[time-nuts] Weather/units question for European members

Graham planophore at aei.ca
Sun May 25 23:42:02 UTC 2014

atmospheric pressure taken for a weather observation is measured in 
millibars and respresents the barometric pressure at ground level at 
that location. If the instrument is located somewhere besides ground 
level it will be corrected to ground level.

The value given in inches of mercury is that barometric pressure 
corrected to sea level and converted to inches of mercury. This is the 
altimeter setting and will be used by aircraft to adjust their altimeter 
so that when on the ground the altimeter will read the height of the 
aircraft above sea level, in other words the ground elevation on which 
the aircraft is sitting. This means there is no direct comparison 
between the pressure given in millibars and that given in inches of 
mercury (altimeter setting) unless the altimeter setting is corrected to 
the same height above sea level at which the atmospheric pressure was 

The Altimeter setting in Europe is not the same.  There the altimeter 
setting is such that the aircraft's altimeter reads ZERO when on the ground.

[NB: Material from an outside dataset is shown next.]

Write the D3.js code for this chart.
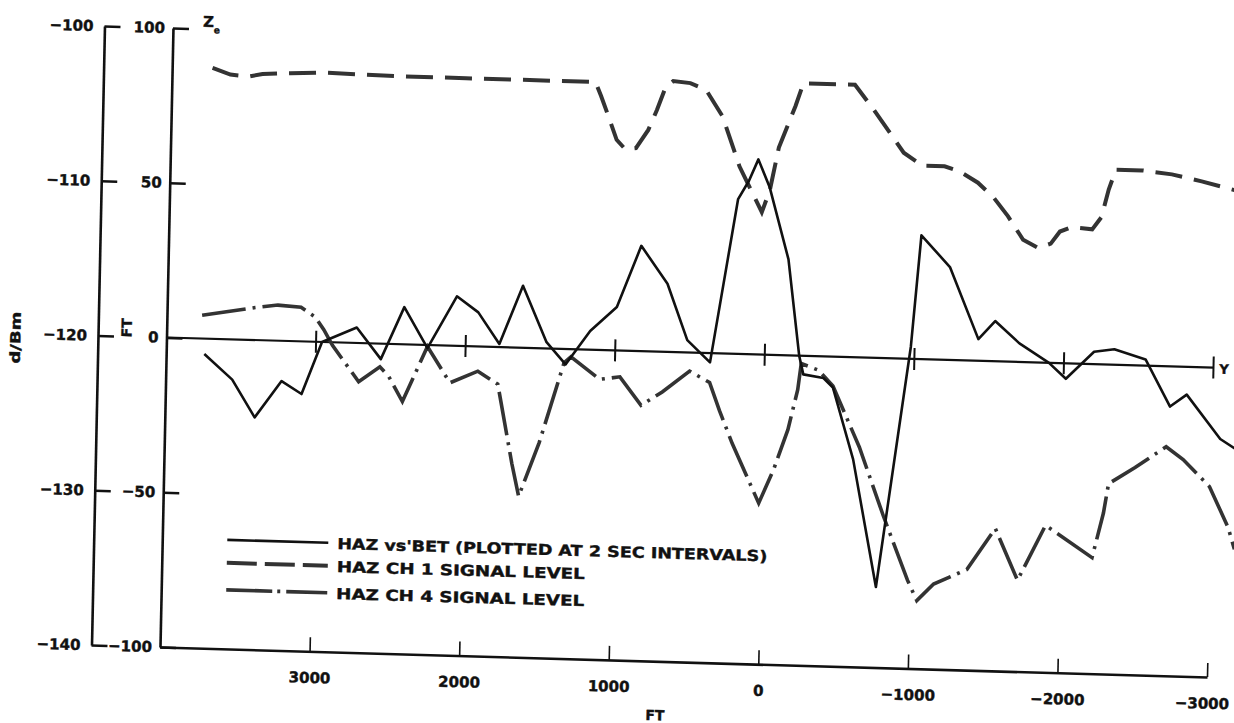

Two miles away is pretty close but can make a difference as can a 
difference in ground elevation but it sounds like you are taking ground 
elevation into account already.

cheers, Graham ve3gtc

On 2014-05-25 23:06, Mark Sims wrote:
> I ran across this very issue when trying to calibrate my barometer chip against the NWS station located less than two miles away.  Their numbers for millibars and inches of mercury do not agree.  I sent them an email and asked what was going on.  They said their instruments read out in millibars (to three decimal places) The reported value is converted to sea level pressure and reported to two decimal places. They are also converted to inches of mercury for their reports.  Only problem is their conversion constant is NOT the proper value.  They consistently report around 0.02" too high.   I reported this back to them,  but have received no further responses.
> Note that the conversion between true pressure readings and sea level pressure involves an equation with about a fifth power/root (depending upon the direction of the conversion) so it can be quite sensitive to true chip calibration.  The pressure chip that I am using (MP5611) is factory calibrated and has calibration constants stored on-chip (the Bosch BMP085 and BMP180 chips also do this),  but the soldering process can affect the chip so you need to do some final calibration.  The MP5611 can detect the air pressure change seen by raising the chip less than 6 inches...
> Relevance of temperature/humidity/pressure sensors to time-nuttery?  We all know the comparatively massive effects of temperature on our equipment.  But humidity and air pressure also affect them in many subtle and not-so-subtle ways.  I'll post some recommendations/observations on various sensor chips in a while.
> ---------
> One funny thing about weather measurements is that the data that NOAA reports is not what it would seem. The standard ASOS data (which is what NOAA reports in its local current conditions) includes barometric pressure in inches of mercury and in hectoPascals. It turns out that neither is the actual barometric pressure.